Since 2017, I've been a prolific writer. I find that strange only because I've been trying to do other things for that entire time. But having a NaNoWriMo event three times a year has kept me actively writing. I don't think I'll give up writing, but it isn't the priority that it once was.


For the April challenge, and I thought about it for months, I didn't think I had another new novel in me. This many be the case from here on out, who knows? But I do know that I have a half a dozen folders that have little vignettes and sketches for novels. I haven't dipped into those yet. Some of them are thirty years old, or more.


I also have a few more larger pieces of writing that for years I counted as novels when they really weren't. There is Exile which I initially wrote in 1993. It's got about 17,000 words. I have not read it since 1993 and there's a good chance I never read it at all. There is Twenty Four Hours in Vancouver. I wrote that one in a thirty-six hour period in late November 1999 after a very scary trip to Vancouver, BC. Although this one has about 28,000 words, I don't really consider this a novel. The following year, while working at Standard Insurance in Portland, Oregon, I wrote a piece called Mascaras y Muñecas which was a very episodic story. This once I also considered a novel, but again, at 28,000 words, it simply is not.

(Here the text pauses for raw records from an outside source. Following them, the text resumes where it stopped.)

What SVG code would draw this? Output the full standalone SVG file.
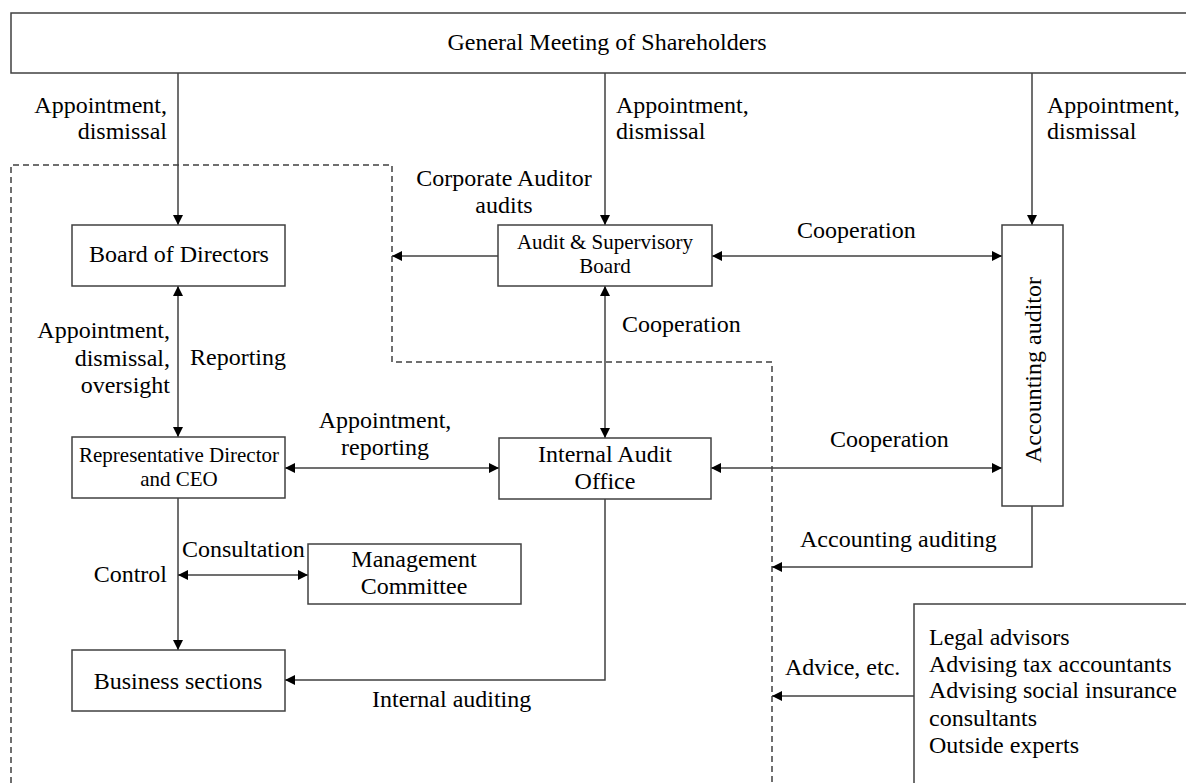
<svg xmlns="http://www.w3.org/2000/svg" width="1186" height="783" viewBox="0 0 1186 783">
<defs>
<style>
text{font-family:"Liberation Serif","Times New Roman",serif;font-size:24px;fill:#000}
.sm{font-size:21px}
.mid{text-anchor:middle}
.end{text-anchor:end}
.box{fill:#fff;stroke:#404040;stroke-width:1.5}
.ln{fill:none;stroke:#404040;stroke-width:1.5}
.dash{fill:none;stroke:#404040;stroke-width:1.5;stroke-dasharray:6 4}
</style>
<marker id="ah" viewBox="0 0 10 10" refX="10" refY="5" markerWidth="10" markerHeight="10" markerUnits="userSpaceOnUse" orient="auto-start-reverse">
<path d="M0,0 L10,5 L0,10 z" fill="#000"/>
</marker>
</defs>
<rect width="1186" height="783" fill="#fff"/>

<path id="boundary" class="dash" d="M11,783 L11,165 L392,165 L392,362 L772,362 L772,783"/>

<g id="connectors">
<path class="ln" d="M178,73 L178,225" marker-end="url(#ah)"/>
<path class="ln" d="M605,73 L605,225" marker-end="url(#ah)"/>
<path class="ln" d="M1032,73 L1032,225" marker-end="url(#ah)"/>
<path class="ln" d="M498,256 L392,256" marker-end="url(#ah)"/>
<path class="ln" d="M712,256 L1002,256" marker-start="url(#ah)" marker-end="url(#ah)"/>
<path class="ln" d="M605,286 L605,438" marker-start="url(#ah)" marker-end="url(#ah)"/>
<path class="ln" d="M178,286 L178,437" marker-start="url(#ah)" marker-end="url(#ah)"/>
<path class="ln" d="M285,468 L499,468" marker-start="url(#ah)" marker-end="url(#ah)"/>
<path class="ln" d="M711,468 L1002,468" marker-start="url(#ah)" marker-end="url(#ah)"/>
<path class="ln" d="M178,498 L178,650" marker-end="url(#ah)"/>
<path class="ln" d="M178,575 L308,575" marker-start="url(#ah)" marker-end="url(#ah)"/>
<path class="ln" d="M605,499 L605,680 L285,680" marker-end="url(#ah)"/>
<path class="ln" d="M1032,506 L1032,567 L772,567" marker-end="url(#ah)"/>
<path class="ln" d="M914,696 L772,696" marker-end="url(#ah)"/>

<text class="end" x="167" y="113">Appointment,</text>
<text class="end" x="167" y="139">dismissal</text>
<text x="616" y="113">Appointment,</text>
<text x="616" y="139">dismissal</text>
<text x="1047" y="113">Appointment,</text>
<text x="1047" y="139">dismissal</text>
<text class="mid" x="504" y="186">Corporate Auditor</text>
<text class="mid" x="504" y="213">audits</text>
<text x="797" y="238">Cooperation</text>
<text x="622" y="332">Cooperation</text>
<text class="end" x="170" y="338">Appointment,</text>
<text class="end" x="170" y="366">dismissal,</text>
<text class="end" x="170" y="393">oversight</text>
<text x="190" y="365">Reporting</text>
<text class="mid" x="385" y="428">Appointment,</text>
<text class="mid" x="385" y="455">reporting</text>
<text x="830" y="447">Cooperation</text>
<text x="182" y="557">Consultation</text>
<text class="end" x="167" y="582">Control</text>
<text x="800" y="547">Accounting auditing</text>
<text x="372" y="707">Internal auditing</text>
<text x="785" y="675">Advice, etc.</text>
</g>

<g id="gms">
<rect class="box" x="11" y="13" width="1190" height="60"/>
<text class="mid" x="607" y="50">General Meeting of Shareholders</text>
</g>
<g id="board">
<rect class="box" x="72" y="225" width="213" height="61"/>
<text class="mid" x="179" y="262">Board of Directors</text>
</g>
<g id="asb">
<rect class="box" x="498" y="225" width="214" height="61"/>
<text class="mid sm" x="605" y="249">Audit &amp; Supervisory</text>
<text class="mid sm" x="605" y="273">Board</text>
</g>
<g id="auditor">
<rect class="box" x="1002" y="225" width="61" height="281"/>
<text class="mid" transform="translate(1032,370) rotate(-90)" x="0" y="9">Accounting auditor</text>
</g>
<g id="ceo">
<rect class="box" x="72" y="437" width="213" height="61"/>
<text class="mid sm" x="179" y="462">Representative Director</text>
<text class="mid sm" x="179" y="486">and CEO</text>
</g>
<g id="iao">
<rect class="box" x="499" y="438" width="212" height="61"/>
<text class="mid" x="605" y="462">Internal Audit</text>
<text class="mid" x="605" y="489">Office</text>
</g>
<g id="mgmt">
<rect class="box" x="308" y="544" width="213" height="60"/>
<text class="mid" x="414" y="567">Management</text>
<text class="mid" x="414" y="594">Committee</text>
</g>
<g id="business">
<rect class="box" x="72" y="650" width="213" height="61"/>
<text class="mid" x="178" y="689">Business sections</text>
</g>
<g id="experts">
<rect class="box" x="914" y="604" width="300" height="200"/>
<text x="929" y="645">Legal advisors</text>
<text x="929" y="672">Advising tax accountants</text>
<text x="929" y="698">Advising social insurance</text>
<text x="929" y="726">consultants</text>
<text x="929" y="753">Outside experts</text>
</g>
</svg>
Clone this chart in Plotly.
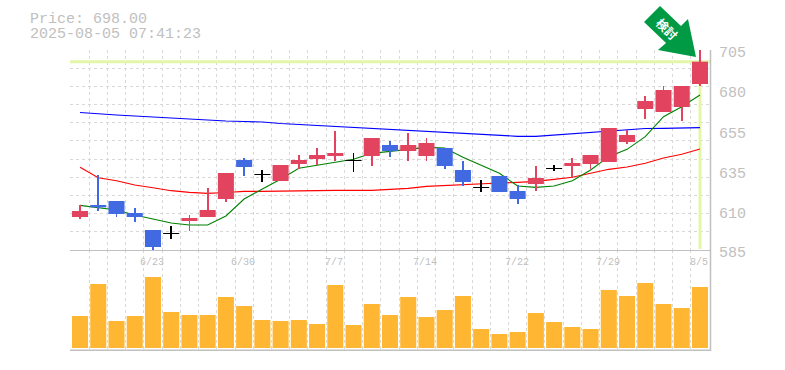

The fourth one called The Cataract I wrote in the mornings in Puerto Vallarta when I was there in August and September 2001. I wrote for 2 or 3 hours every morning. I was really taken by this story. It was the first one I wrote out long hand. When I finally got home from Mexico, I was eager to work on it. I did the second draft that fall. And I never looked back. This thing, something I also considered a novel was only 8,900 words.


That said, I have four “novels” on my hands that are not really novels at all. Should I ever get the time, I always thought, I'll really do a second draft, or a complete rewrite of these. I've never liked the idea of rewriting something that is 20 or 30 years old, I'm a different person and a very different writer now. I started to think about this back in January knowing it these might be good options for NaNoWriMo.


If there is any advice I can give to those who want to do NaNoWriMo, it's this: make a plan. I mean, sure, make a plan about what you want to write, planning a novel is a good thing for some. I'm not that way. I mean plan for how you're going to work. Plan the time of day you'll work. Make a plan for the conflicts and the characters and the conversations. I like to stop my writing session in the middle of a sentence, especially a sentence in dialog, that way, my mind is still trying to finish that sentence. When I get back to work, I get to pick up right off.


I had decided to rework one of my former “novels” and it was just a question of which one. I decided straight off to avoid Exile but as I'm thinking about it now, I have a dozen things I could do with it. I also decided to avoid Twenty Four Hours in Vancouver. Leaving me with the Mascaras y Muñecas or The Cataract. I knew either would be good. The case for Mascaras y Muñecas was very good because I wrote the prequel to it last November. The characters are still fresh in my mind. The Cataract ultimately captured my imagination. For starters, it had the smallest word count. And we were on our way to Astoria for a family vacation in March, and that was where I set the story.